-- Begin Dataset content --
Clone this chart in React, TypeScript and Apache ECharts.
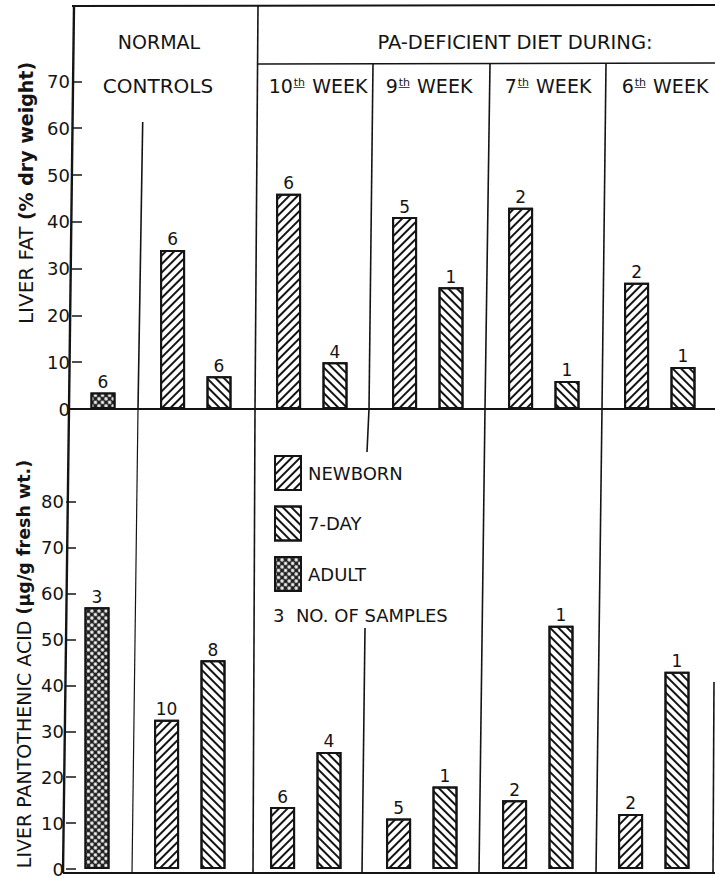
import React, { useEffect, useRef } from "react";
import * as echarts from "echarts";

// ---- data ----
const groupLabels = ["NORMAL CONTROLS", "10th WEEK", "9th WEEK", "7th WEEK", "6th WEEK"];
const weekNumbers = ["10", "9", "7", "6"];
const legendNames = ["NEWBORN", "7-DAY", "ADULT"];

// Liver fat (% dry weight)
const fatAdult = [3.5];
const fatAdultN = [6];
const fatNewborn = [34, 46, 41, 43, 27];
const fatNewbornN = [6, 6, 5, 2, 2];
const fat7Day = [7, 10, 26, 6, 9];
const fat7DayN = [6, 4, 1, 1, 1];

// Liver pantothenic acid (µg/g fresh wt.)
const paAdult = [57];
const paAdultN = [3];
const paNewborn = [32.5, 13.5, 11, 15, 12];
const paNewbornN = [10, 6, 5, 2, 2];
const pa7Day = [45.5, 25.5, 18, 53, 43];
const pa7DayN = [8, 4, 1, 1, 1];

const FONT = '"DejaVu Sans", "Liberation Sans", sans-serif';
const INK = "#141414";

// slot layout: adult at 0, each group g: newborn at 3+5g, 7-day at 5+5g
const adultSlot = () => 0;
const newbornSlot = (g: number) => 3 + 5 * g;
const daySlot = (g: number) => 5 + 5 * g;

const decalNewborn = {
  symbol: "rect",
  symbolSize: 1,
  dashArrayX: [1, 0],
  dashArrayY: [1.6, 3.6],
  rotation: -Math.PI / 4,
  color: INK,
};
const decal7Day = {
  symbol: "rect",
  symbolSize: 1,
  dashArrayX: [1, 0],
  dashArrayY: [1.6, 3.6],
  rotation: Math.PI / 4,
  color: INK,
};
const decalAdult = {
  symbol: "circle",
  symbolSize: 0.9,
  dashArrayX: [3.4, 1],
  dashArrayY: [3.4, 1],
  rotation: Math.PI / 4,
  color: "#f2f2f2",
};

function barSeries(
  name: string,
  values: number[],
  counts: number[],
  slotOf: (g: number) => number,
  decal: any,
  idx: number,
  fill = "#ffffff"
) {
  return {
    type: "bar",
    name,
    xAxisIndex: idx,
    yAxisIndex: idx,
    data: values.map((v, g) => [slotOf(g), v]),
    barWidth: 25,
    barGap: "-100%",
    itemStyle: { color: fill, borderColor: INK, borderWidth: 2, decal },
    label: {
      show: true,
      position: "top",
      distance: 2,
      fontSize: 17,
      fontFamily: FONT,
      color: INK,
      formatter: (p: any) => String(counts[p.dataIndex]),
    },
    emphasis: { disabled: true },
  };
}

function line(x1: number, y1: number, x2: number, y2: number, w = 1.6) {
  return {
    type: "line",
    shape: { x1, y1, x2, y2 },
    style: { stroke: INK, lineWidth: w },
    silent: true,
  };
}

function text(t: string, x: number, y: number, size: number, extra: any = {}) {
  return {
    type: "text",
    x,
    y,
    silent: true,
    style: {
      text: t,
      fontSize: size,
      fontFamily: FONT,
      fill: INK,
      align: "center",
      verticalAlign: "middle",
      ...extra,
    },
  };
}

export default function App() {
  const ref = useRef<HTMLDivElement>(null);

  useEffect(() => {
    if (!ref.current) return;
    const chart = echarts.init(ref.current, null, { renderer: "svg" });

    const unit = 23.2;
    const xMin = -(103 - 72) / unit;
    const xMax = (715 - 103) / unit;

    const yAxisCommon = {
      type: "value",
      min: 0,
      interval: 10,
      splitLine: { show: false },
      axisLine: { show: false, onZero: false },
      axisTick: { show: true, inside: true, length: 10, lineStyle: { color: INK, width: 1.5 } },
      axisLabel: { fontSize: 18, fontFamily: FONT, color: INK, margin: 2 },
    };
    const xAxisCommon = {
      type: "value",
      min: xMin,
      max: xMax,
      show: false,
    };

    const weekCenters = [318, 429, 548, 665];

    const graphics: any[] = [
      // frame & dividers (top panel)
      line(72, 6, 715, 5, 2),
      line(74, 6, 69, 409, 2.4),
      line(69, 409, 63, 873, 2.4),
      line(258, 6, 255, 409),
      line(258, 64, 715, 63),
      line(142.7, 122, 138, 409),
      line(373, 64, 369, 409),
      line(490, 64, 485, 409),
      line(606, 64, 602, 409),
      line(69, 409, 715, 409, 2),
      // bottom panel dividers
      line(255, 409, 253, 873),
      line(138, 409, 132, 873, 1.2),
      line(369, 409, 367, 452),
      line(365, 628, 362, 873),
      line(485, 409, 479, 873),
      line(602, 409, 596, 873),
      line(714, 682, 713, 873),
      line(63, 873, 715, 873, 2),
      // headers
      text("NORMAL", 159, 42, 19),
      text("CONTROLS", 158, 86, 20),
      text("PA-DEFICIENT DIET DURING:", 515, 42, 19.5),
      ...weekNumbers.map((w, i) =>
        text(`{n|${w}}{s|t\u0332h\u0332}{n| WEEK}`, weekCenters[i], 86, 19, {
          rich: {
            n: { fontSize: 19, fontFamily: FONT, fill: INK },
            s: { fontSize: 11, fontFamily: FONT, fill: INK, verticalAlign: "top", padding: [0, 1, 6, 1] },
          },
        })
      ),
      // axis titles
      {
        ...text("{a|LIVER FAT }{b|(% dry weight)}", 26, 193, 20, {
          rich: {
            a: { fontSize: 20, fontFamily: FONT, fill: INK },
            b: { fontSize: 19, fontFamily: FONT, fill: INK, fontWeight: "bold" },
          },
        }),
        rotation: Math.PI / 2,
      },
      {
        ...text("{a|LIVER PANTOTHENIC ACID }{b|(\u00b5g/g fresh wt.)}", 24, 664, 19, {
          rich: {
            a: { fontSize: 19, fontFamily: FONT, fill: INK },
            b: { fontSize: 17.5, fontFamily: FONT, fill: INK, fontWeight: "bold" },
          },
        }),
        rotation: Math.PI / 2,
      },
      // legend note
      text("3  NO. OF SAMPLES", 273, 615, 18, { align: "left" }),
    ];

    chart.setOption({
      animation: false,
      backgroundColor: "#ffffff",
      grid: [
        { left: 72, right: 0, top: 409 - 70 * 4.68, bottom: 878 - 409 },
        { left: 66, right: 6, top: 873 - 80 * 4.64, bottom: 5 },
      ],
      xAxis: [
        { ...xAxisCommon, gridIndex: 0 },
        { ...xAxisCommon, gridIndex: 1 },
      ],
      yAxis: [
        { ...yAxisCommon, gridIndex: 0, max: 70 },
        { ...yAxisCommon, gridIndex: 1, max: 80 },
      ],
      legend: {
        data: legendNames,
        orient: "vertical",
        left: 274,
        top: 455,
        padding: 0,
        icon: "rect",
        itemWidth: 26,
        itemHeight: 34,
        itemGap: 14.5,
        selectedMode: false,
        textStyle: { fontSize: 18, fontFamily: FONT, color: INK, padding: [0, 0, 0, 2] },
      },
      graphic: graphics,
      series: [
        barSeries(legendNames[0], fatNewborn, fatNewbornN, newbornSlot, decalNewborn, 0),
        barSeries(legendNames[1], fat7Day, fat7DayN, daySlot, decal7Day, 0),
        barSeries(legendNames[2], fatAdult, fatAdultN, adultSlot, decalAdult, 0, "#1c1c1c"),
        barSeries(legendNames[0], paNewborn, paNewbornN, newbornSlot, decalNewborn, 1),
        barSeries(legendNames[1], pa7Day, pa7DayN, daySlot, decal7Day, 1),
        barSeries(legendNames[2], paAdult, paAdultN, adultSlot, decalAdult, 1, "#1c1c1c"),
      ],
    });

    return () => chart.dispose();
  }, []);

  return (
    <div
      ref={ref}
      style={{ position: "fixed", left: 0, top: 0, width: 715, height: 878, background: "#fff" }}
    />
  );
}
-- End Dataset content --
Short problem = Set the data above down again exactly as given, with no pictures.

Complete answer =
Clone this chart in React, TypeScript and Apache ECharts.
import React, { useEffect, useRef } from "react";
import * as echarts from "echarts";

// ---- data ----
const groupLabels = ["NORMAL CONTROLS", "10th WEEK", "9th WEEK", "7th WEEK", "6th WEEK"];
const weekNumbers = ["10", "9", "7", "6"];
const legendNames = ["NEWBORN", "7-DAY", "ADULT"];

// Liver fat (% dry weight)
const fatAdult = [3.5];
const fatAdultN = [6];
const fatNewborn = [34, 46, 41, 43, 27];
const fatNewbornN = [6, 6, 5, 2, 2];
const fat7Day = [7, 10, 26, 6, 9];
const fat7DayN = [6, 4, 1, 1, 1];

// Liver pantothenic acid (µg/g fresh wt.)
const paAdult = [57];
const paAdultN = [3];
const paNewborn = [32.5, 13.5, 11, 15, 12];
const paNewbornN = [10, 6, 5, 2, 2];
const pa7Day = [45.5, 25.5, 18, 53, 43];
const pa7DayN = [8, 4, 1, 1, 1];

const FONT = '"DejaVu Sans", "Liberation Sans", sans-serif';
const INK = "#141414";

// slot layout: adult at 0, each group g: newborn at 3+5g, 7-day at 5+5g
const adultSlot = () => 0;
const newbornSlot = (g: number) => 3 + 5 * g;
const daySlot = (g: number) => 5 + 5 * g;

const decalNewborn = {
  symbol: "rect",
  symbolSize: 1,
  dashArrayX: [1, 0],
  dashArrayY: [1.6, 3.6],
  rotation: -Math.PI / 4,
  color: INK,
};
const decal7Day = {
  symbol: "rect",
  symbolSize: 1,
  dashArrayX: [1, 0],
  dashArrayY: [1.6, 3.6],
  rotation: Math.PI / 4,
  color: INK,
};
const decalAdult = {
  symbol: "circle",
  symbolSize: 0.9,
  dashArrayX: [3.4, 1],
  dashArrayY: [3.4, 1],
  rotation: Math.PI / 4,
  color: "#f2f2f2",
};

function barSeries(
  name: string,
  values: number[],
  counts: number[],
  slotOf: (g: number) => number,
  decal: any,
  idx: number,
  fill = "#ffffff"
) {
  return {
    type: "bar",
    name,
    xAxisIndex: idx,
    yAxisIndex: idx,
    data: values.map((v, g) => [slotOf(g), v]),
    barWidth: 25,
    barGap: "-100%",
    itemStyle: { color: fill, borderColor: INK, borderWidth: 2, decal },
    label: {
      show: true,
      position: "top",
      distance: 2,
      fontSize: 17,
      fontFamily: FONT,
      color: INK,
      formatter: (p: any) => String(counts[p.dataIndex]),
    },
    emphasis: { disabled: true },
  };
}

function line(x1: number, y1: number, x2: number, y2: number, w = 1.6) {
  return {
    type: "line",
    shape: { x1, y1, x2, y2 },
    style: { stroke: INK, lineWidth: w },
    silent: true,
  };
}

function text(t: string, x: number, y: number, size: number, extra: any = {}) {
  return {
    type: "text",
    x,
    y,
    silent: true,
    style: {
      text: t,
      fontSize: size,
      fontFamily: FONT,
      fill: INK,
      align: "center",
      verticalAlign: "middle",
      ...extra,
    },
  };
}

export default function App() {
  const ref = useRef<HTMLDivElement>(null);

  useEffect(() => {
    if (!ref.current) return;
    const chart = echarts.init(ref.current, null, { renderer: "svg" });

    const unit = 23.2;
    const xMin = -(103 - 72) / unit;
    const xMax = (715 - 103) / unit;

    const yAxisCommon = {
      type: "value",
      min: 0,
      interval: 10,
      splitLine: { show: false },
      axisLine: { show: false, onZero: false },
      axisTick: { show: true, inside: true, length: 10, lineStyle: { color: INK, width: 1.5 } },
      axisLabel: { fontSize: 18, fontFamily: FONT, color: INK, margin: 2 },
    };
    const xAxisCommon = {
      type: "value",
      min: xMin,
      max: xMax,
      show: false,
    };

    const weekCenters = [318, 429, 548, 665];

    const graphics: any[] = [
      // frame & dividers (top panel)
      line(72, 6, 715, 5, 2),
      line(74, 6, 69, 409, 2.4),
      line(69, 409, 63, 873, 2.4),
      line(258, 6, 255, 409),
      line(258, 64, 715, 63),
      line(142.7, 122, 138, 409),
      line(373, 64, 369, 409),
      line(490, 64, 485, 409),
      line(606, 64, 602, 409),
      line(69, 409, 715, 409, 2),
      // bottom panel dividers
      line(255, 409, 253, 873),
      line(138, 409, 132, 873, 1.2),
      line(369, 409, 367, 452),
      line(365, 628, 362, 873),
      line(485, 409, 479, 873),
      line(602, 409, 596, 873),
      line(714, 682, 713, 873),
      line(63, 873, 715, 873, 2),
      // headers
      text("NORMAL", 159, 42, 19),
      text("CONTROLS", 158, 86, 20),
      text("PA-DEFICIENT DIET DURING:", 515, 42, 19.5),
      ...weekNumbers.map((w, i) =>
        text(`{n|${w}}{s|t\u0332h\u0332}{n| WEEK}`, weekCenters[i], 86, 19, {
          rich: {
            n: { fontSize: 19, fontFamily: FONT, fill: INK },
            s: { fontSize: 11, fontFamily: FONT, fill: INK, verticalAlign: "top", padding: [0, 1, 6, 1] },
          },
        })
      ),
      // axis titles
      {
        ...text("{a|LIVER FAT }{b|(% dry weight)}", 26, 193, 20, {
          rich: {
            a: { fontSize: 20, fontFamily: FONT, fill: INK },
            b: { fontSize: 19, fontFamily: FONT, fill: INK, fontWeight: "bold" },
          },
        }),
        rotation: Math.PI / 2,
      },
      {
        ...text("{a|LIVER PANTOTHENIC ACID }{b|(\u00b5g/g fresh wt.)}", 24, 664, 19, {
          rich: {
            a: { fontSize: 19, fontFamily: FONT, fill: INK },
            b: { fontSize: 17.5, fontFamily: FONT, fill: INK, fontWeight: "bold" },
          },
        }),
        rotation: Math.PI / 2,
      },
      // legend note
      text("3  NO. OF SAMPLES", 273, 615, 18, { align: "left" }),
    ];

    chart.setOption({
      animation: false,
      backgroundColor: "#ffffff",
      grid: [
        { left: 72, right: 0, top: 409 - 70 * 4.68, bottom: 878 - 409 },
        { left: 66, right: 6, top: 873 - 80 * 4.64, bottom: 5 },
      ],
      xAxis: [
        { ...xAxisCommon, gridIndex: 0 },
        { ...xAxisCommon, gridIndex: 1 },
      ],
      yAxis: [
        { ...yAxisCommon, gridIndex: 0, max: 70 },
        { ...yAxisCommon, gridIndex: 1, max: 80 },
      ],
      legend: {
        data: legendNames,
        orient: "vertical",
        left: 274,
        top: 455,
        padding: 0,
        icon: "rect",
        itemWidth: 26,
        itemHeight: 34,
        itemGap: 14.5,
        selectedMode: false,
        textStyle: { fontSize: 18, fontFamily: FONT, color: INK, padding: [0, 0, 0, 2] },
      },
      graphic: graphics,
      series: [
        barSeries(legendNames[0], fatNewborn, fatNewbornN, newbornSlot, decalNewborn, 0),
        barSeries(legendNames[1], fat7Day, fat7DayN, daySlot, decal7Day, 0),
        barSeries(legendNames[2], fatAdult, fatAdultN, adultSlot, decalAdult, 0, "#1c1c1c"),
        barSeries(legendNames[0], paNewborn, paNewbornN, newbornSlot, decalNewborn, 1),
        barSeries(legendNames[1], pa7Day, pa7DayN, daySlot, decal7Day, 1),
        barSeries(legendNames[2], paAdult, paAdultN, adultSlot, decalAdult, 1, "#1c1c1c"),
      ],
    });

    return () => chart.dispose();
  }, []);

  return (
    <div
      ref={ref}
      style={{ position: "fixed", left: 0, top: 0, width: 715, height: 878, background: "#fff" }}
    />
  );
}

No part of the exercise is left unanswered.